Fagus Times Zinnia
Read this month's feature Fagus Times Zinnia, written for Fagus Gardening Club's online magazine on behalf of club President Mary Payne MBE.
If there is one autumn annual that will stop you in your tracks, then it’s zinnia. Zinnia are definitely not shrinking violets but instead shout their presence from the border with a loud speaker: ‘LOOK AT ME!”
Originating from Mexico these nectar-rich, sun-loving show offs scream vibrant vivid colours of raspberry and shocking pink through to orange and golden hues, which bloom from mid-summer until first frosts.
The Victorian’s symbolised zinnia as an absent friend but they are commonly reminiscent of endurance, friendship, affection and everlasting love. Zinnias have many traits similar to dahlias, such as cut and come again, the more you deadhead, the more they will bloom. They also share the same family, Asteraceae, the daisy family.
Did you know zinnias were the first flower ever to be grown from seed to bloom in space on an official NASA mission. In January 2016 zinnia successfully bloomed on the International Space Station (ISS). That really is out of this world!
Zinnia elegans or Common Zinnia, are drought tolerant, grow from 30-90cm tall and can be single, semi-double or double. Great in borders or containers they make gorgeous cut flowers. Keep them well spaced to avoid mildew. Grow indoors from seed February to April, sow directly outdoors from May or buy as plugs or fully established plants for instant zing.
The tall stems of ‘Purple Prince’ are one of the most well known varieties of zinnia.
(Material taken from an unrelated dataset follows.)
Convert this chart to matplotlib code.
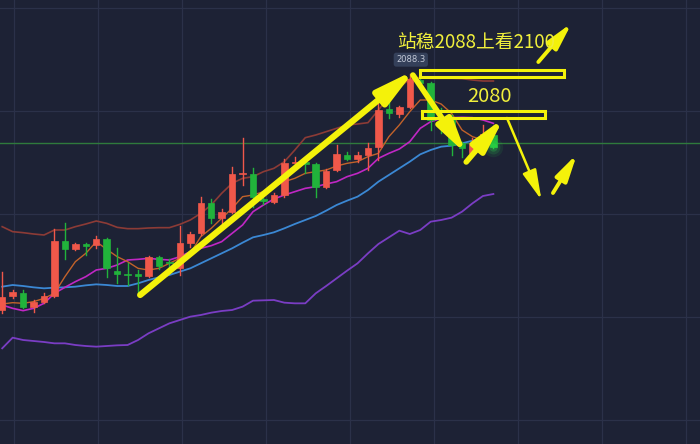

They work well plugging gaps, grouped with grasses or in the spotlight as the dazzling stars of mixed borders.
‘Queen Lime,’ ‘Queen Lime Orange,’ and ‘Queen Red Lime’ boast exquisite pompon-type petals, or try the exotic looking bicolour ‘Swizzle’ series or ‘Aztec Sunset,’ ‘Orange King’ or 'Benary’s Giant Orange' doubles; whereas Zinnia tenuifolia, red spider, provides a more minimalistic unusual single bloom.
Whatever your preference, they are all a big hit with bees, butterflies, hoverflies and humans!